Federal health officials intrigued with Florida’s alternative Medicaid plan

Federal health officials intrigued with Florida’s alternative Medicaid plan

Medicaid expansion for one million low-income adults in Florida may technically be dead, after committees in both the House and Senate voted to kill it. And yet, chances for an alternative plan that would accomplish the same goals are looking up.

On Wednesday, federal health officials signaled interest in seeing Florida’s alternative plan, which is still just a gleam in the eye of a powerful state senator, as soon as the state has something in writing.

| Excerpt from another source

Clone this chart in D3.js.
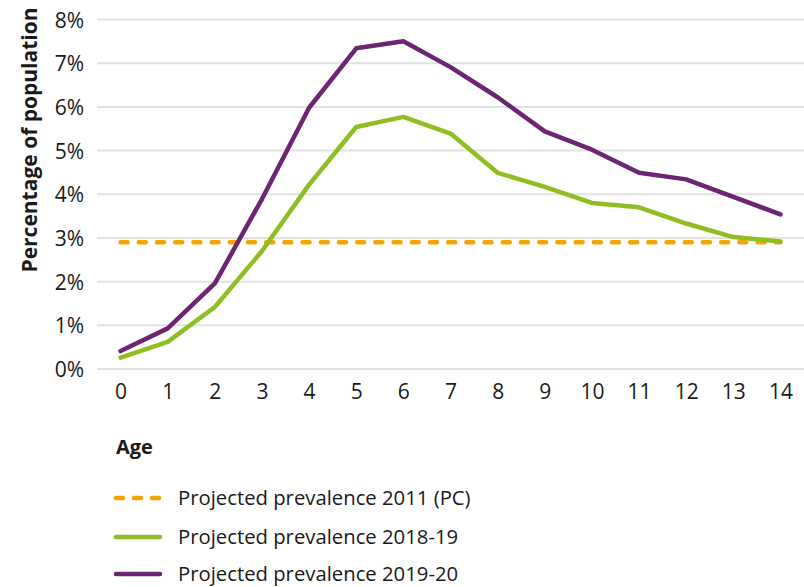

And a report on how much it would cost the state to offer coverage to private plans to the newly insured estimated that it would cost 3 percent to 4 percent less than for the current Medicaid population.

Even House Speaker Will Weatherford, a vocal opponent of Medicaid expansion, moderated his tone somewhat in speaking to reporters this week.

“We’re very pleased the Senate … has taken off the table the idea of expanding Medicaid. Now the conversation has shifted from that to how do we make sure more Floridians have access to insurance? That’s a very worthy conversation to have,” said Weatherford, R-Wesley Chapel.

“They’re talking about private sector ideas, innovative ideas …that’s something the House is interested in talking about,” he said.

In an op-ed published Wednesday in the Tampa Bay Times, Weatherford wrote: “Although I personally oppose the expansion of Medicaid, I also recognize it’s not enough to simply say no. The state has an obligation to investigate and pursue viable alternatives that will be in the best interest of all Floridians. And that’s exactly what we’re doing in the Florida House.”